Y sí, hemos cubierto nuestros rostros a través del espacio virtual, que no solo nos protege, sino que nos devuelve convertidos muchas veces en un colectivo agresivo, intolerante y poco dialogante, a veces con una cara complaciente ante un grupo que se nos presenta anónimo. No en vano una de las redes sociales más populares se llama, precisamente, Facebook.

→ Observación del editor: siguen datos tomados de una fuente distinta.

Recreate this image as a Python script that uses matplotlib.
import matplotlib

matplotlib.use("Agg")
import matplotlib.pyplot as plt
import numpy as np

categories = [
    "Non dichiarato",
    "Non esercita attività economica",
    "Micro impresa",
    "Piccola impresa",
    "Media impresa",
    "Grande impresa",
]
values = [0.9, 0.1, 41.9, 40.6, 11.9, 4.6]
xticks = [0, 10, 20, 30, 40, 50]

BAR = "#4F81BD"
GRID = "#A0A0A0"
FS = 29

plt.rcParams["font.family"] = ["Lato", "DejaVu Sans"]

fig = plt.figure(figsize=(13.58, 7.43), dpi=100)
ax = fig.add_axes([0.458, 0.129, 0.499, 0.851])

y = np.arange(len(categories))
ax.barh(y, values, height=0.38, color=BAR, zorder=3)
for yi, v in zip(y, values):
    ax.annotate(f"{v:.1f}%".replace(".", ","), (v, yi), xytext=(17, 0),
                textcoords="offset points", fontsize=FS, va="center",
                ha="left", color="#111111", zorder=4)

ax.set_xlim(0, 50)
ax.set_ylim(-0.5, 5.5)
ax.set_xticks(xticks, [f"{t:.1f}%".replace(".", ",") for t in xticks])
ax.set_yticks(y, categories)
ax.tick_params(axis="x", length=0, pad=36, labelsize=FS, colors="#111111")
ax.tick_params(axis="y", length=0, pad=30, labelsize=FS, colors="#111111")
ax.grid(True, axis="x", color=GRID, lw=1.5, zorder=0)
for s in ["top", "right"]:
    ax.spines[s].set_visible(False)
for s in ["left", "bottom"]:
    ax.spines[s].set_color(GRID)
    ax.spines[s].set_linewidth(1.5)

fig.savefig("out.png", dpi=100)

Se anuncia que pronto dejaremos de lado la mascarilla en los lugares públicos. No la extrañaremos, cierto. Nos queda todavía cuidarnos a todos porque aún la amenaza existe y muta. Como también mutan nuestros temores y nos convierten en jueces sin rostros en nuestra sociedad, temiendo ser juzgados, no aceptados, abandonados o señalados. Paulatinamente, nos hemos convertido en una ciudad de casas amuralladas, calles cercadas y parques con horarios de cierre. Hemos convertido nuestro entorno en una arena en la que da miedo cometer errores por miedo a la burla o el escarnio, o en donde he sentido que tímidamente las alumnas y alumnos muestran temor al opinar algo que vaya en contra de lo que parece mayoritario, expresando poéticamente: “me da roche decirlo, profe”.

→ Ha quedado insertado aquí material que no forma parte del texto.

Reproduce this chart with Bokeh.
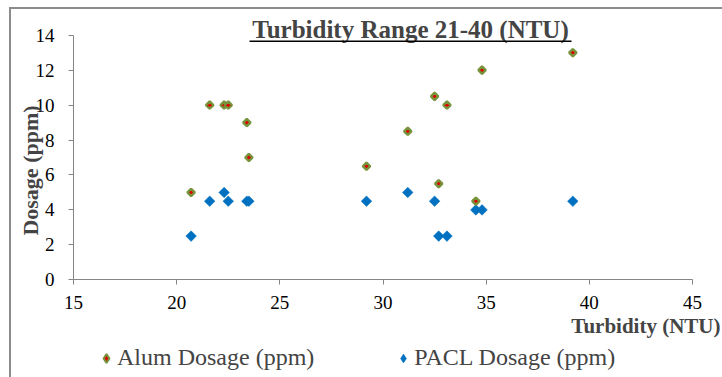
from bokeh.plotting import figure
from bokeh.models import Label, Legend, LegendItem, BoxAnnotation, FixedTicker, Range1d
from bokeh.embed import file_html
from bokeh.resources import INLINE
import numpy as np

turbidity = [20.7, 21.6, 22.3, 22.5, 23.4, 23.5, 29.2, 31.2, 32.5, 32.7, 33.1, 34.5, 34.8, 39.2]
alum_dosage = [5, 10, 10, 10, 9, 7, 6.5, 8.5, 10.5, 5.5, 10, 4.5, 12, 13]
pacl_dosage = [2.5, 4.5, 5, 4.5, 4.5, 4.5, 4.5, 5, 4.5, 2.5, 2.5, 4, 4, 4.5]
x_ticks = [15, 20, 25, 30, 35, 40, 45]
y_ticks = [0, 2, 4, 6, 8, 10, 12, 14]
title_text = "Turbidity Range 21-40 (NTU)"
x_title = "Turbidity (NTU)"
y_title = "Dosage (ppm)"
series_names = ["Alum Dosage (ppm)", "PACL Dosage (ppm)"]

SERIF = "Liberation Serif"
ALUM_FILL, ALUM_LINE, PACL_COLOR = "#E00000", "#77933C", "#0070C0"
W, H = 722, 377
# plot-area geometry in pixels (axis extents inside a full-canvas frame)
X0_PX, X1_PX = 73.0, 692.0
Y0_PX, Y1_PX = 279.3, 34.7
xmin, xmax = x_ticks[0], x_ticks[-1]
ymin, ymax = y_ticks[0], y_ticks[-1]
xs = (xmax - xmin) / (X1_PX - X0_PX)
ys = (ymax - ymin) / (Y0_PX - Y1_PX)
x_range = Range1d(xmin - X0_PX * xs, xmax + (W - X1_PX) * xs)
y_range = Range1d(ymin - (H - Y0_PX) * ys, ymax + Y1_PX * ys)

p = figure(width=W, height=H, output_backend="svg", toolbar_location=None,
           x_range=x_range, y_range=y_range,
           min_border_left=0, min_border_right=0, min_border_top=0, min_border_bottom=0)
p.outline_line_color = None
p.grid.visible = False
p.background_fill_color = "white"
p.border_fill_color = "white"

for ax in (p.xaxis[0], p.yaxis[0]):
    ax.axis_line_color = "#868686"
    ax.major_tick_line_color = "#868686"
    ax.major_tick_out = 5
    ax.major_tick_in = 0
    ax.minor_tick_line_color = None
    ax.major_label_text_font = SERIF
    ax.major_label_text_font_size = "19px"
    ax.major_label_text_color = "black"
p.xaxis[0].ticker = FixedTicker(ticks=x_ticks)
p.yaxis[0].ticker = FixedTicker(ticks=y_ticks)
p.xaxis[0].bounds = (xmin, xmax)
p.yaxis[0].bounds = (ymin, ymax)
p.xaxis[0].fixed_location = ymin
p.yaxis[0].fixed_location = xmin
p.xaxis[0].major_label_standoff = 11
p.yaxis[0].major_label_standoff = 14

p.scatter(turbidity, pacl_dosage, marker="square", angle=np.pi / 4, size=7.5,
          fill_color=PACL_COLOR, line_color=PACL_COLOR, line_width=0.5)
p.scatter(turbidity, alum_dosage, marker="square", angle=np.pi / 4, size=5.2,
          fill_color=ALUM_FILL, line_color=ALUM_LINE, line_width=2.4)

# legend-only glyphs (diamond symbols as in the reference legend); NaN = not drawn in plot
lg_alum = p.scatter([np.nan], [np.nan], marker="diamond", size=10, fill_color=ALUM_FILL,
                    line_color=ALUM_LINE, line_width=2)
lg_pacl = p.scatter([np.nan], [np.nan], marker="diamond", size=10, fill_color=PACL_COLOR,
                    line_color=PACL_COLOR, line_width=0.5)

legend = Legend(items=[LegendItem(label=series_names[0], renderers=[lg_alum]),
                       LegendItem(label=series_names[1], renderers=[lg_pacl])],
                orientation="horizontal", location=(95, 6),
                label_text_font=SERIF, label_text_font_size="24px",
                glyph_width=22, glyph_height=22, label_standoff=0, spacing=78,
                padding=0, margin=0, border_line_color=None, background_fill_alpha=0)
p.add_layout(legend, "center")

p.add_layout(Label(x=410, y=H - 29, x_units="screen", y_units="screen", text=title_text,
                   text_font=SERIF, text_font_style="bold", text_font_size="25px",
                   text_align="center", text_baseline="alphabetic"))
p.add_layout(BoxAnnotation(left=249, right=571, bottom=H - 41.5, top=H - 40, left_units="screen",
                           right_units="screen", bottom_units="screen", top_units="screen",
                           fill_color="black", fill_alpha=1, line_color=None))
p.add_layout(Label(x=720, y=H - 325, x_units="screen", y_units="screen", text=x_title,
                   text_font=SERIF, text_font_style="bold", text_font_size="21px",
                   text_align="right", text_baseline="alphabetic"))
p.add_layout(Label(x=30, y=H - 170, x_units="screen", y_units="screen", text=y_title,
                   angle=np.pi / 2, text_font=SERIF, text_font_style="bold",
                   text_font_size="22px", text_align="center", text_baseline="middle"))
# outer chart border (top and left edges visible)
p.add_layout(BoxAnnotation(left=9, right=W, bottom=H - 8.5, top=H - 6.5, left_units="screen",
                           right_units="screen", bottom_units="screen", top_units="screen",
                           fill_color="#8c8c8c", fill_alpha=1, line_color=None))
p.add_layout(BoxAnnotation(left=8.5, right=10.5, bottom=0, top=H - 6.5, left_units="screen",
                           right_units="screen", bottom_units="screen", top_units="screen",
                           fill_color="#8c8c8c", fill_alpha=1, line_color=None))

open("out.html", "w").write(file_html(p, INLINE))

Esta nueva socialización es una oportunidad para comenzar de nuevo, saliendo del cocuyo, alas al viento y entendiendo que todos tenemos miedo de todos en una sociedad que desde la Colonia nos obligó a usar máscaras y a lucir como autosuficientes y agresivos para protegernos y estar más cómodos, escondiendo nuestras caras frente al caos del poder que ya abruma.

Cuando Kahlil Gibran da voz al personaje que lleva el nombre de su libro, “El Loco”, este le explica al lector cómo se ganó ese apelativo. Resulta que él acostumbraba ir premunido no de una, sino de muchas máscaras. Estas, un día, repentinamente, le fueron robadas. Luego de angustiarse, se da cuenta de que hay una nueva realidad. Dando la cara a la vida, exclama: “¡Benditos sean los ladrones que me robaron mis máscaras! Así fue que me convertí en un loco. Y en mi locura, he hallado libertad y seguridad; la libertad de la soledad y la seguridad de no ser comprendido, pues quienes nos comprenden esclavizan una parte de nuestro ser”.